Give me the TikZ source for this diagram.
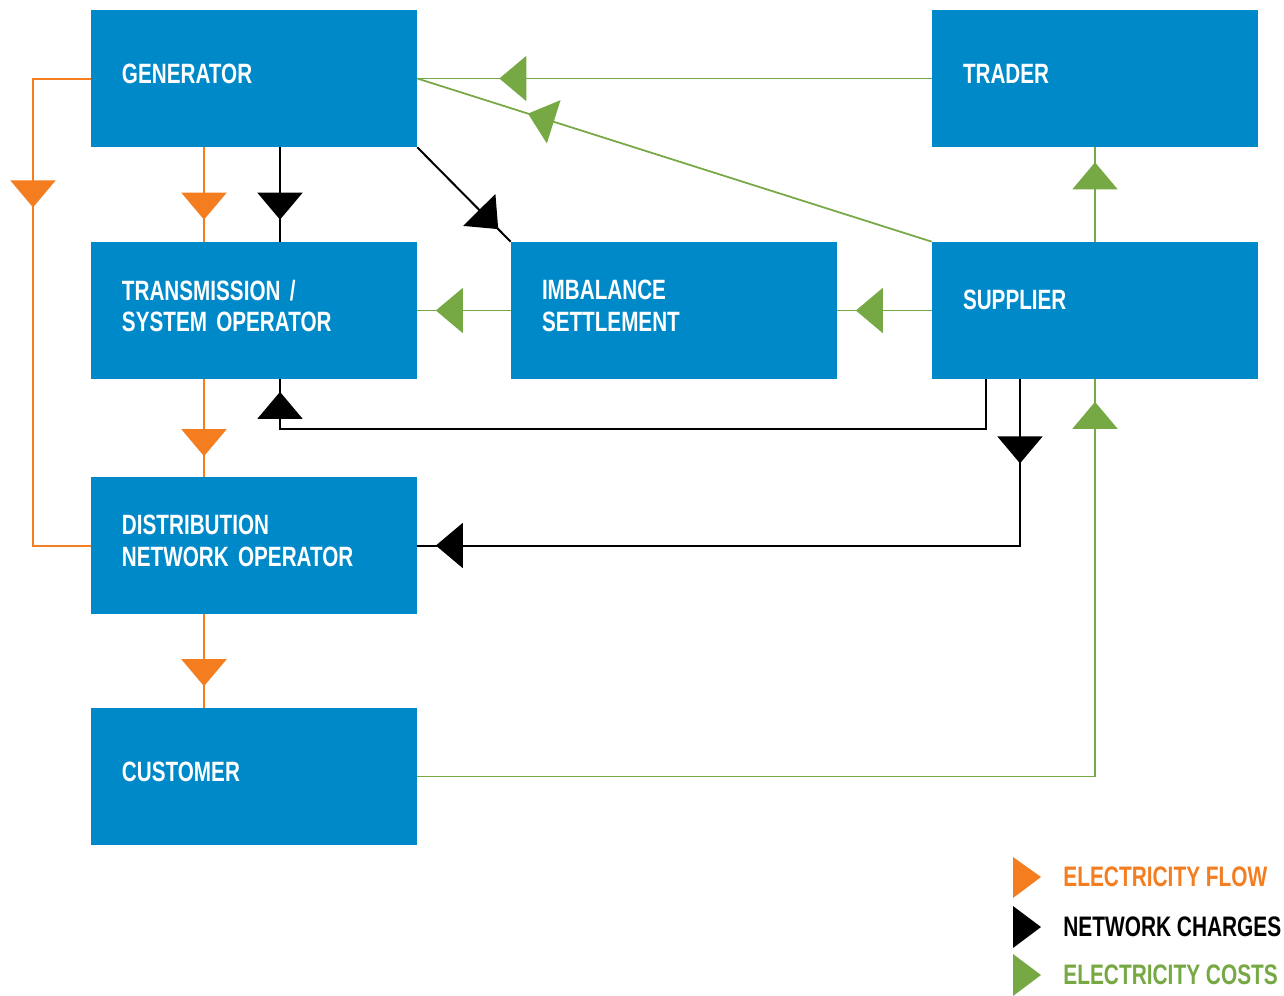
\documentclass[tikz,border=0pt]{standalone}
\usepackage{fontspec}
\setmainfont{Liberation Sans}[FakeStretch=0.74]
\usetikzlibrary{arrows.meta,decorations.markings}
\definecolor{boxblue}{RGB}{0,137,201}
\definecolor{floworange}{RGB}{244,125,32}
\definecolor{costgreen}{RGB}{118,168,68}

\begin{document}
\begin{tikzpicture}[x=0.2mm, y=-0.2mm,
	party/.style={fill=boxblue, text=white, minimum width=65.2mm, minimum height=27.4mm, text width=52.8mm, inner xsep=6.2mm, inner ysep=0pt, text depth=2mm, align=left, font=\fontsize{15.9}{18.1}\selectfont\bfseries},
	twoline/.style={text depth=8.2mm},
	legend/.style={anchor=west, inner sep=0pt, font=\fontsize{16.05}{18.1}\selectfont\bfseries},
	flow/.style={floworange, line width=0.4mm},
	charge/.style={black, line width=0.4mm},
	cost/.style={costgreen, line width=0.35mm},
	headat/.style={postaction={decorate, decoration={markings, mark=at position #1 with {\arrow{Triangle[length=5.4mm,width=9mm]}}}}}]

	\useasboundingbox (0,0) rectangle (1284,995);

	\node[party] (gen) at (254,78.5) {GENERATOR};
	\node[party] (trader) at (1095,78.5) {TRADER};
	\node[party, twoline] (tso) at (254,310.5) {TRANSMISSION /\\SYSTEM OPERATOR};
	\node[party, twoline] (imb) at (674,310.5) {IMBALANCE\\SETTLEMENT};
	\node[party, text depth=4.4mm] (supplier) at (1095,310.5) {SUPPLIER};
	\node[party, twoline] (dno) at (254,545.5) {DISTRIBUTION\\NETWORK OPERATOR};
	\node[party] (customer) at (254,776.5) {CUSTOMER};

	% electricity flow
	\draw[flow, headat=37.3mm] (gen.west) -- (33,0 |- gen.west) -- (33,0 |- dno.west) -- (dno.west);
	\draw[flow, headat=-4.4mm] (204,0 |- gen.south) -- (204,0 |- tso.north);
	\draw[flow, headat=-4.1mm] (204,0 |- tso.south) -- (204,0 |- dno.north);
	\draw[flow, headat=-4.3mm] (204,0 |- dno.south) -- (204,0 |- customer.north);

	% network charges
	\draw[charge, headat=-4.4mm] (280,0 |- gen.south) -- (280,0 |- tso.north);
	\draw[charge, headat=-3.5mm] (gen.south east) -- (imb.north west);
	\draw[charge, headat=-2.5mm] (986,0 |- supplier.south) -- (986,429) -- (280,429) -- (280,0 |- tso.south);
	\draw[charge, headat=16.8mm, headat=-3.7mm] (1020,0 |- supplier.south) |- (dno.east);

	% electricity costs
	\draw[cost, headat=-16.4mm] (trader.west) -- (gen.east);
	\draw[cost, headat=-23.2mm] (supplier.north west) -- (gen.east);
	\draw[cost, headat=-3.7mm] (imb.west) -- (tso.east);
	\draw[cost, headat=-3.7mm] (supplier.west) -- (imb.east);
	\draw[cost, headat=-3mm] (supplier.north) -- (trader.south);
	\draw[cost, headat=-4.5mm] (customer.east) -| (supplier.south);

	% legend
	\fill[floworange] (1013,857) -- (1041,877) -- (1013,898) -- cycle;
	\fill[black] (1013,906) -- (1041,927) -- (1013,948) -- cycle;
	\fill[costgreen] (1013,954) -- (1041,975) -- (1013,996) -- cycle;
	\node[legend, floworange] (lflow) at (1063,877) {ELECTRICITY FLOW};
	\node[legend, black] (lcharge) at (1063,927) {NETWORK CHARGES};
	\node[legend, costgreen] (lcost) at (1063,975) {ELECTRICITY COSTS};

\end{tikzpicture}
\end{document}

INSTRUCTIONS FOR THE TASK:
Omit every picture, then repeat the remaining data exactly as it appears above.

FINISHED EXERCISE:
Give me the TikZ source for this diagram.
\documentclass[tikz,border=0pt]{standalone}
\usepackage{fontspec}
\setmainfont{Liberation Sans}[FakeStretch=0.74]
\usetikzlibrary{arrows.meta,decorations.markings}
\definecolor{boxblue}{RGB}{0,137,201}
\definecolor{floworange}{RGB}{244,125,32}
\definecolor{costgreen}{RGB}{118,168,68}

\begin{document}
\begin{tikzpicture}[x=0.2mm, y=-0.2mm,
	party/.style={fill=boxblue, text=white, minimum width=65.2mm, minimum height=27.4mm, text width=52.8mm, inner xsep=6.2mm, inner ysep=0pt, text depth=2mm, align=left, font=\fontsize{15.9}{18.1}\selectfont\bfseries},
	twoline/.style={text depth=8.2mm},
	legend/.style={anchor=west, inner sep=0pt, font=\fontsize{16.05}{18.1}\selectfont\bfseries},
	flow/.style={floworange, line width=0.4mm},
	charge/.style={black, line width=0.4mm},
	cost/.style={costgreen, line width=0.35mm},
	headat/.style={postaction={decorate, decoration={markings, mark=at position #1 with {\arrow{Triangle[length=5.4mm,width=9mm]}}}}}]

	\useasboundingbox (0,0) rectangle (1284,995);

	\node[party] (gen) at (254,78.5) {GENERATOR};
	\node[party] (trader) at (1095,78.5) {TRADER};
	\node[party, twoline] (tso) at (254,310.5) {TRANSMISSION /\\SYSTEM OPERATOR};
	\node[party, twoline] (imb) at (674,310.5) {IMBALANCE\\SETTLEMENT};
	\node[party, text depth=4.4mm] (supplier) at (1095,310.5) {SUPPLIER};
	\node[party, twoline] (dno) at (254,545.5) {DISTRIBUTION\\NETWORK OPERATOR};
	\node[party] (customer) at (254,776.5) {CUSTOMER};

	% electricity flow
	\draw[flow, headat=37.3mm] (gen.west) -- (33,0 |- gen.west) -- (33,0 |- dno.west) -- (dno.west);
	\draw[flow, headat=-4.4mm] (204,0 |- gen.south) -- (204,0 |- tso.north);
	\draw[flow, headat=-4.1mm] (204,0 |- tso.south) -- (204,0 |- dno.north);
	\draw[flow, headat=-4.3mm] (204,0 |- dno.south) -- (204,0 |- customer.north);

	% network charges
	\draw[charge, headat=-4.4mm] (280,0 |- gen.south) -- (280,0 |- tso.north);
	\draw[charge, headat=-3.5mm] (gen.south east) -- (imb.north west);
	\draw[charge, headat=-2.5mm] (986,0 |- supplier.south) -- (986,429) -- (280,429) -- (280,0 |- tso.south);
	\draw[charge, headat=16.8mm, headat=-3.7mm] (1020,0 |- supplier.south) |- (dno.east);

	% electricity costs
	\draw[cost, headat=-16.4mm] (trader.west) -- (gen.east);
	\draw[cost, headat=-23.2mm] (supplier.north west) -- (gen.east);
	\draw[cost, headat=-3.7mm] (imb.west) -- (tso.east);
	\draw[cost, headat=-3.7mm] (supplier.west) -- (imb.east);
	\draw[cost, headat=-3mm] (supplier.north) -- (trader.south);
	\draw[cost, headat=-4.5mm] (customer.east) -| (supplier.south);

	% legend
	\fill[floworange] (1013,857) -- (1041,877) -- (1013,898) -- cycle;
	\fill[black] (1013,906) -- (1041,927) -- (1013,948) -- cycle;
	\fill[costgreen] (1013,954) -- (1041,975) -- (1013,996) -- cycle;
	\node[legend, floworange] (lflow) at (1063,877) {ELECTRICITY FLOW};
	\node[legend, black] (lcharge) at (1063,927) {NETWORK CHARGES};
	\node[legend, costgreen] (lcost) at (1063,975) {ELECTRICITY COSTS};

\end{tikzpicture}
\end{document}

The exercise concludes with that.